> _Exercise_: Please print exactly the lines below, from the start of the material up to and including the line with "const yTickValues = [1, 2, 3, 4, 5];", but none of the pictures.

> _Dataset content_:
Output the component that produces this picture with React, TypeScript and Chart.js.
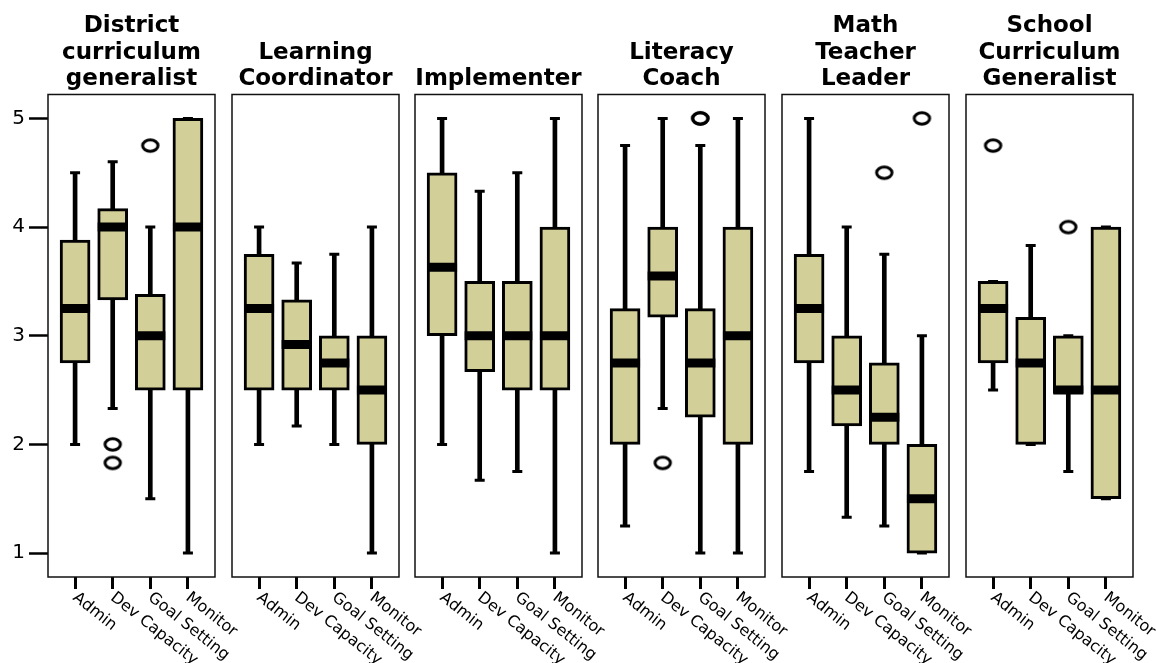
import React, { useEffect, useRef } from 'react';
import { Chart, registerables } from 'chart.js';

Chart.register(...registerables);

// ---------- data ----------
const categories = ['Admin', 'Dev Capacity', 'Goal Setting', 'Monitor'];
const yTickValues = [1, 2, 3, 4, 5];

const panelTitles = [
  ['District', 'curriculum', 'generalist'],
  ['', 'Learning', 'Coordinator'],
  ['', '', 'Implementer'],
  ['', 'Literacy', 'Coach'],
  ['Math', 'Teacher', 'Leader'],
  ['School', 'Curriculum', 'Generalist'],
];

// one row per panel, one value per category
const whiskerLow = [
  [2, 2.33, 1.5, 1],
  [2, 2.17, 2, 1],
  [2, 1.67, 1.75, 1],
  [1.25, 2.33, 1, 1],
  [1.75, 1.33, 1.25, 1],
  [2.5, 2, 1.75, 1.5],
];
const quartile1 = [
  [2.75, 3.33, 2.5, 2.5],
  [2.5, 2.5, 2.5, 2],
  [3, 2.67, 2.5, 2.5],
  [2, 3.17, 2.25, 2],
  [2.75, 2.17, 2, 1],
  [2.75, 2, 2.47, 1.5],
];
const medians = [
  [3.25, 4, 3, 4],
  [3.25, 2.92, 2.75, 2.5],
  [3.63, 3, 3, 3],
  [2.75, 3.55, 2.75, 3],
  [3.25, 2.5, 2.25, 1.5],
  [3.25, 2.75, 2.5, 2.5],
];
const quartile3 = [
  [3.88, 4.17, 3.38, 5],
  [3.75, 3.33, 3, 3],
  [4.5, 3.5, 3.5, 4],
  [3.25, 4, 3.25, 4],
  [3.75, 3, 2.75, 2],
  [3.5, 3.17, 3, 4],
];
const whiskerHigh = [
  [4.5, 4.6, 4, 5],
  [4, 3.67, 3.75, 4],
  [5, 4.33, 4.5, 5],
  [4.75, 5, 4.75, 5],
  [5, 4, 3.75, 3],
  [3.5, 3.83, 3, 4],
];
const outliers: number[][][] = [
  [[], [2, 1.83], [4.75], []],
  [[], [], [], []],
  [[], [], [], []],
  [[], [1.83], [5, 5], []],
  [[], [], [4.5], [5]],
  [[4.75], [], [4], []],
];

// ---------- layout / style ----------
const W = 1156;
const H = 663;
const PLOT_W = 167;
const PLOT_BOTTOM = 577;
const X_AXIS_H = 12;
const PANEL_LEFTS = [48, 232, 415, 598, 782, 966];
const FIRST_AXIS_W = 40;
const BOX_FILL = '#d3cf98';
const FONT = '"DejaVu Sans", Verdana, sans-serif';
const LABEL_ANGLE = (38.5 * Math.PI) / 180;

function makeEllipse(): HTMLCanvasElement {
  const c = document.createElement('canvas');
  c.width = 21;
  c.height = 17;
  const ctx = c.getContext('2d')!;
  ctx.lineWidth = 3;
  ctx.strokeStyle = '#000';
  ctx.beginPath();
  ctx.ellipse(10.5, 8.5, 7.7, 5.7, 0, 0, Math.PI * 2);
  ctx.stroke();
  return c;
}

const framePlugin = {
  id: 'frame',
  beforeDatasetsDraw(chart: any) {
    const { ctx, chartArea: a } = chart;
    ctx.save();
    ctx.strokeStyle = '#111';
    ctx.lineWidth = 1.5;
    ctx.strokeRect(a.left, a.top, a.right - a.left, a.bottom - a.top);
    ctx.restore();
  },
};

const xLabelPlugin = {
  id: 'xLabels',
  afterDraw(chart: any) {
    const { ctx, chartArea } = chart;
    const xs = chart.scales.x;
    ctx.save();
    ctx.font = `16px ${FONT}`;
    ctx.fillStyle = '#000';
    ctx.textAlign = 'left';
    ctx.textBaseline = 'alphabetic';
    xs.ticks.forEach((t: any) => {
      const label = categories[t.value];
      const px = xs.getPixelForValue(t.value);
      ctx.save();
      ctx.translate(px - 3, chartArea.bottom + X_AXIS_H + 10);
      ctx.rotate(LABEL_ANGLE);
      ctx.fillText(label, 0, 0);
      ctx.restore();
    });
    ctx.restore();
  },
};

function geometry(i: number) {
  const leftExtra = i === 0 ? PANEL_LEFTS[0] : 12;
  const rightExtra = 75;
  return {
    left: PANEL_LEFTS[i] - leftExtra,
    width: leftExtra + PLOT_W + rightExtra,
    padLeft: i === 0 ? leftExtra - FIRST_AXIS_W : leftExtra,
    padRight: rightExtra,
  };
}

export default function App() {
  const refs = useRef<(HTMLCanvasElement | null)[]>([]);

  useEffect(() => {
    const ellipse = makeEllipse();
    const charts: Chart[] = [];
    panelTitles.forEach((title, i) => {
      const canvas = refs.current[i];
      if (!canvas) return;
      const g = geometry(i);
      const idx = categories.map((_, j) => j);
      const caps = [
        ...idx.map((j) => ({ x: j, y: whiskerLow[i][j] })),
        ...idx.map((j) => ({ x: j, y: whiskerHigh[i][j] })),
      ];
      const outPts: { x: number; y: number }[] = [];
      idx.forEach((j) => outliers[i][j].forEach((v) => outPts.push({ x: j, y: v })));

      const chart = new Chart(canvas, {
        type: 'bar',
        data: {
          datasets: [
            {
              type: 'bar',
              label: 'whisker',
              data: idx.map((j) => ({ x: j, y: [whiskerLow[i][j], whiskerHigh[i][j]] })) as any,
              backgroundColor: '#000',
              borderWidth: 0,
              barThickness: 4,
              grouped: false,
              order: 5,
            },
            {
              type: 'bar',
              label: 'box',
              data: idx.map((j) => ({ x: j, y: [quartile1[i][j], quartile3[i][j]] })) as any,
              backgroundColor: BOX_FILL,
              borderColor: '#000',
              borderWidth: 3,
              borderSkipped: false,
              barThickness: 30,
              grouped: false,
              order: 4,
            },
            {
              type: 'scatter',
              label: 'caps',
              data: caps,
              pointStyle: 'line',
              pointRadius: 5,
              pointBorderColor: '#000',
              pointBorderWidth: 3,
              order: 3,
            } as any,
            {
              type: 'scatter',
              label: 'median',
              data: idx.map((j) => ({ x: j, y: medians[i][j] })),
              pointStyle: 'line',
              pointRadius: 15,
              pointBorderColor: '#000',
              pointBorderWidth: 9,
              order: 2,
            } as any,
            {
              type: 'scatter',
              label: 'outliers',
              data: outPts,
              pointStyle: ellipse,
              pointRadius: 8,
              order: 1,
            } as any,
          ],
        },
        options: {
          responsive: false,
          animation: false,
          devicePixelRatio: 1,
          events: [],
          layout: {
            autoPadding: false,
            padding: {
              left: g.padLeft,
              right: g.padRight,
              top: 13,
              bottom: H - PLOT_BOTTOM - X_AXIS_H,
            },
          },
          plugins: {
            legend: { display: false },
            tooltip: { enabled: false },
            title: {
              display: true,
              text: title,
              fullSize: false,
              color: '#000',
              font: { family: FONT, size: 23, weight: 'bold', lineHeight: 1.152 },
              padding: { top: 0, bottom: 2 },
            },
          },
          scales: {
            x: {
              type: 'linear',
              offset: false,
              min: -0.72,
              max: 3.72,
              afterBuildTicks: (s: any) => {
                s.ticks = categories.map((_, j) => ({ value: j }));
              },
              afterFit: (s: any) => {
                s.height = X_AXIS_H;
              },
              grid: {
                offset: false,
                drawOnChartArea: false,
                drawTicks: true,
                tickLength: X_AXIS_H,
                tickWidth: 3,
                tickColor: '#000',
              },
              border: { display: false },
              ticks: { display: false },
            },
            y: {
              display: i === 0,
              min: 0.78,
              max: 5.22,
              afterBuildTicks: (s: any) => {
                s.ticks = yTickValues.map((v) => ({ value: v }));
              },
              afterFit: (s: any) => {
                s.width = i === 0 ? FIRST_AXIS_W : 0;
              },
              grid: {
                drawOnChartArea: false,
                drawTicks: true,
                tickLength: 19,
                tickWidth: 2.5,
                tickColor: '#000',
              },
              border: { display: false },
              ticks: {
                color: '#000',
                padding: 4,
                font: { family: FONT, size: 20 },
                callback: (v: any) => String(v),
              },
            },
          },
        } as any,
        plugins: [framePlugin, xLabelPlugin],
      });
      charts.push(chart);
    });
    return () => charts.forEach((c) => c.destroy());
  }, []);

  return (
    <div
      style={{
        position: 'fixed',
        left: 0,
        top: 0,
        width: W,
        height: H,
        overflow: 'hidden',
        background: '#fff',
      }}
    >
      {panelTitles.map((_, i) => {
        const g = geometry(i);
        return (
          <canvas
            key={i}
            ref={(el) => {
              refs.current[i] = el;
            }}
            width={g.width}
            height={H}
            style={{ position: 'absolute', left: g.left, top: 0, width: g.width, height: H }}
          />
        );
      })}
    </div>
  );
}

> _Task result_:
Output the component that produces this picture with React, TypeScript and Chart.js.
import React, { useEffect, useRef } from 'react';
import { Chart, registerables } from 'chart.js';

Chart.register(...registerables);

// ---------- data ----------
const categories = ['Admin', 'Dev Capacity', 'Goal Setting', 'Monitor'];
const yTickValues = [1, 2, 3, 4, 5];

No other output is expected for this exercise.